Texas Gov. Rick Perry (R-TX) — who was easily reelected last week — has consistently said that he does not support enacting an Arizona-style immigration law in Texas. “I fully recognize and support a state’s right and obligation to protect its citizens, but I have concerns with portions of the law passed in Arizona and believe it would not be the right direction for Texas,” Perry said in a statement shortly after Arizona Gov. Jan Brewer (R) signed off on SB-1070.
Others have suggested that since the Latino electorate in Texas is much larger and more empowered than its counterpart in Arizona, Texas lawmakers won’t be emboldened to pursue legislation that such a large segment of voters oppose.
However, the possibility of Texas enacting an immigration law like Arizona’s is certainly not beyond the realm of possibility.
Texas Latinos may oppose an Arizona-style law, but 57 percent of Texans support it.

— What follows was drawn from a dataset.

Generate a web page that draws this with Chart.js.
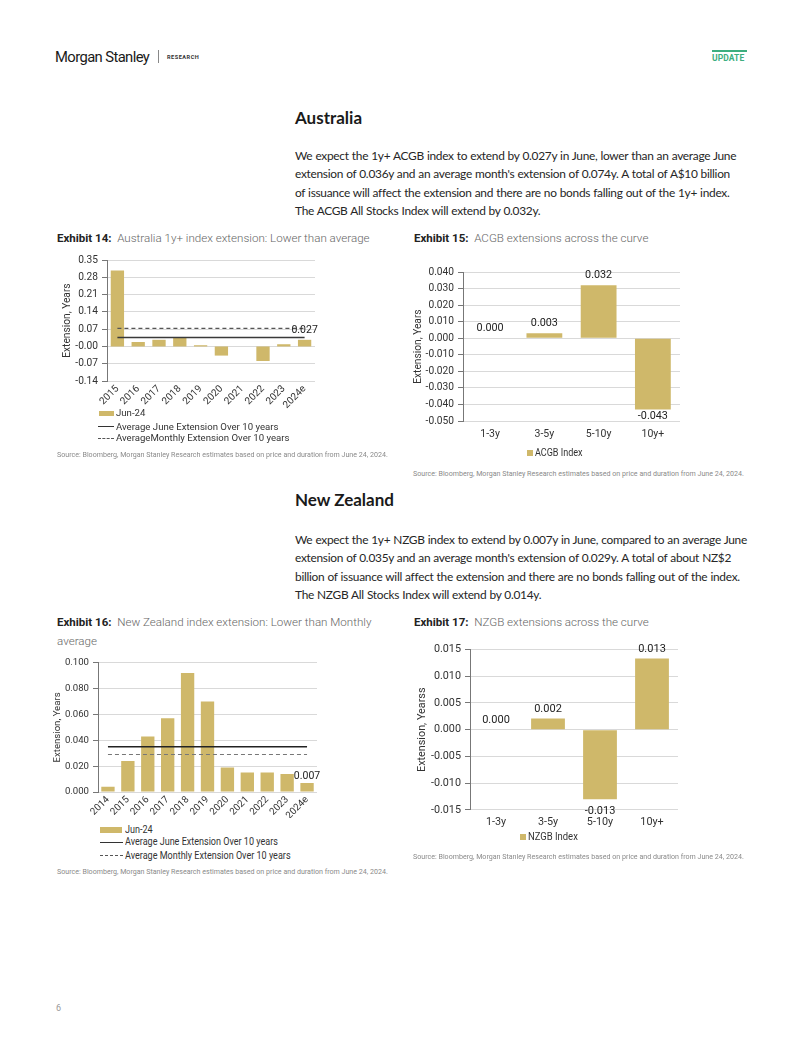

For their part, Texas Republicans seem united in support of Riddle’s initiative. This past June, over 8,000 Republican delegates and alternates from Texas approved a GOP blueprint that prioritizes enacting Arizona-like immigration laws in their state. It doesn’t help that Texas Republicans appear to be just one seat short of a supermajority which would allow them to override vetoes and make constitutional amendments without input from the Democrats. That means just one conservative Democrat could help make Riddle’s bill law. (And those kinds of Democrats definitely exist.)